Rogers surprised the market with Tuesday's results. While revenue and profit numbers changed little from the same quarter a year ago, adjusted profit of 82 cents a share was far higher than expected – the consensus analyst estimate was around 54 cents a share.
“Our third quarter results represent a healthy balance of growth, cost control and margin expansion, and double-digit increases in cash flow generation and cash returns to shareholders,” Rogers president and chief executive officer Nadir Mohamed said in a conference call.

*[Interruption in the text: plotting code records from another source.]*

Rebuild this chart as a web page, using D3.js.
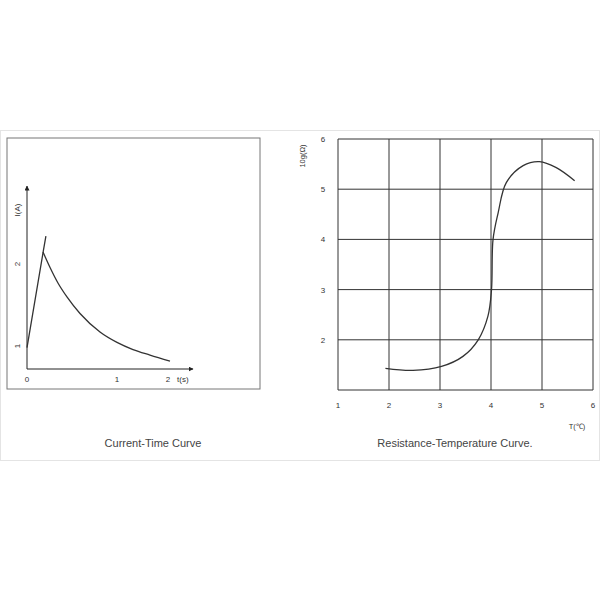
<!DOCTYPE html>
<html><head><meta charset="utf-8">
<script src="https://cdn.jsdelivr.net/npm/d3@7"></script>
<style>body{margin:0;background:#fff}</style>
</head><body>
<svg id="c" width="600" height="600"></svg>
<script>
// current-time curve
const ctRise = [[0, 0.98], [0.18, 2.15], [0.21, 2.34]];
const ctDecay = [[0.178, 2.146], [0.256, 1.957], [0.344, 1.768], [0.444, 1.598], [0.589, 1.396], [0.811, 1.171], [1.0, 1.044], [1.314, 0.957], [1.647, 0.89], [2.039, 0.817]];
const ctXTicks = [0, 1, 2];
const ctYTicks = [1, 2];
// resistance-temperature curve
const rtCurve = [[1.93, 1.43], [2.47, 1.39], [3.03, 1.47], [3.45, 1.67], [3.75, 2.0], [3.94, 2.47], [4.01, 3.0], [4.04, 4.0], [4.14, 4.53], [4.30, 5.13], [4.63, 5.47], [4.95, 5.55], [5.28, 5.43], [5.64, 5.17]];
const rtTicks = [1, 2, 3, 4, 5, 6];

const svg = d3.select("#c").attr("font-family", "Arial, 'Liberation Sans', sans-serif");

svg.append("rect").attr("x", 0.5).attr("y", 130.5).attr("width", 599).attr("height", 330)
  .attr("fill", "none").attr("stroke", "#e4e4e4");

// ---- left panel
svg.append("rect").attr("x", 7).attr("y", 138).attr("width", 253).attr("height", 251)
  .attr("fill", "none").attr("stroke", "#777").attr("stroke-width", 1);

const x1 = d3.scaleLinear().domain([0, 1, 2]).range([27, 117, 168]);
const y1 = d3.scaleLinear().domain([1, 2]).range([346, 264]);
const ox = 27, oy = 369;

const defs = svg.append("defs");
defs.append("marker").attr("id", "arr").attr("viewBox", "0 -5 10 10").attr("refX", 9).attr("refY", 0)
  .attr("orient", "auto").attr("markerWidth", 5).attr("markerHeight", 5)
  .append("path").attr("d", "M0,-5L10,0L0,5Z").attr("fill", "#222");

svg.append("line").attr("x1", ox).attr("y1", oy).attr("x2", 193).attr("y2", oy)
  .attr("stroke", "#222").attr("marker-end", "url(#arr)");
svg.append("line").attr("x1", ox).attr("y1", oy).attr("x2", ox).attr("y2", 186)
  .attr("stroke", "#222").attr("marker-end", "url(#arr)");

svg.selectAll(".xt1").data(ctXTicks).join("text")
  .attr("x", d => x1(d)).attr("y", 382).attr("text-anchor", "middle")
  .attr("font-size", 8).attr("fill", "#333").text(d => d);
svg.append("text").attr("x", 177).attr("y", 382).attr("font-size", 8).attr("fill", "#333").text("t(s)");
svg.selectAll(".yt1").data(ctYTicks).join("text")
  .attr("transform", d => `translate(20,${y1(d)}) rotate(-90)`).attr("text-anchor", "middle")
  .attr("font-size", 8).attr("fill", "#333").text(d => d);
svg.append("text").attr("transform", "translate(20,210) rotate(-90)").attr("text-anchor", "middle")
  .attr("font-size", 8).attr("fill", "#333").text("I(A)");

const line1 = d3.line().x(d => x1(d[0])).y(d => y1(d[1]));
const line1c = d3.line().x(d => x1(d[0])).y(d => y1(d[1])).curve(d3.curveMonotoneX);
svg.append("path").attr("d", line1(ctRise)).attr("fill", "none").attr("stroke", "#333").attr("stroke-width", 1.3);
svg.append("path").attr("d", line1c(ctDecay)).attr("fill", "none").attr("stroke", "#333").attr("stroke-width", 1.3);

svg.append("text").attr("x", 153).attr("y", 447).attr("text-anchor", "middle")
  .attr("font-size", 11).attr("fill", "#444").text("Current-Time Curve");

// ---- right panel
const x2 = d3.scaleLinear().domain([1, 6]).range([338, 593]);
const y2 = d3.scaleLinear().domain([1, 6]).range([390, 139]);
const grid = svg.append("g").attr("stroke", "#333").attr("stroke-width", 1);
grid.selectAll(".gx").data(rtTicks).join("line")
  .attr("x1", d => x2(d)).attr("x2", d => x2(d)).attr("y1", y2(1)).attr("y2", y2(6));
grid.selectAll(".gy").data(rtTicks).join("line")
  .attr("y1", d => y2(d)).attr("y2", d => y2(d)).attr("x1", x2(1)).attr("x2", x2(6));

svg.selectAll(".xt2").data(rtTicks).join("text")
  .attr("x", d => x2(d)).attr("y", 408).attr("text-anchor", "middle")
  .attr("font-size", 8).attr("fill", "#333").text(d => d);
svg.selectAll(".yt2").data(rtTicks.slice(1)).join("text")
  .attr("x", 323).attr("y", d => y2(d) + 3).attr("text-anchor", "middle")
  .attr("font-size", 8).attr("fill", "#333").text(d => d);
svg.append("text").attr("transform", "translate(305,156) rotate(-90)").attr("text-anchor", "middle")
  .attr("font-size", 7.5).attr("fill", "#333").text("10g(Ω)");
svg.append("text").attr("x", 577).attr("y", 429).attr("text-anchor", "middle")
  .attr("font-size", 7.5).attr("fill", "#333").text("T(℃)");

const line2 = d3.line().x(d => x2(d[0])).y(d => y2(d[1])).curve(d3.curveCatmullRom);
svg.append("path").attr("d", line2(rtCurve)).attr("fill", "none").attr("stroke", "#333").attr("stroke-width", 1.3);

svg.append("text").attr("x", 455).attr("y", 447).attr("text-anchor", "middle")
  .attr("font-size", 11).attr("fill", "#444").text("Resistance-Temperature Curve.");
</script>
</body></html>
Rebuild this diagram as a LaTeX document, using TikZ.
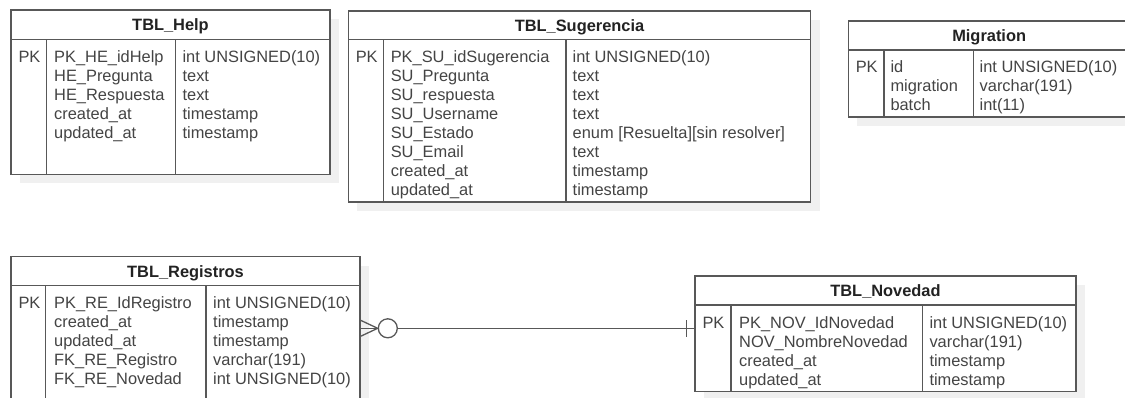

The wireless division was the company's best performer, offsetting declines in other areas, such as cable. The wireless adjusted operating profit in the quarter jumped 22 per cent over the third quarter of 2008. In part, the gain is due to lower costs for Rogers, which spends money on subsidizing smart phones – the company saw fewer customers upgraded to the iPhone this quarter than during the same period last year, when the device was still relatively new in Canada.
But in less than two weeks, Rogers will be one of three companies selling the ultrapopular Apple Inc. smart phone. Bell and Telus will begin offering the iPhone in early November, after their new high-capacity network goes online. The new network means the two firms will be able to competewith Rogers in the iPhone game and with other devices, such as next-generation phones and electronic book readers.
(Adding yet more pressure on Rogers, Telus also announced Tuesday that it will introduce new phone rate plans that eliminate system access and 911 fees, often criticized by consumers as a confusing and unnecessary addition to their phone bills. Rogers previously eliminated both fees from its own pricing plans, but added another “regulatory recovery fee” of between $2.50 and $3.50, partially offsetting the decrease.)
However Mr. Mohamed argued that simply offering a new device isn't enough.
“I don't think people should get confused: the idea that somebody announces that they have the technology of choice is very different from actually having a network that has the reliability and quality that we have,” he said.
While Telus and Bell attempt to swing market share away from Rogers in the high-end market, increased competition looms in the low-end. Three independent firms are trying to enter the wireless market – and all intend to offer unlimited voice plans.
That increased competition may well mean that Rogers' better-than-expected quarter will be very difficult to recreate in future quarters, Mr. Ghose said, as the company is forced to more aggressively market and subsidize its products. “That, in turn, may mean that this is the calm before the storm,” he said.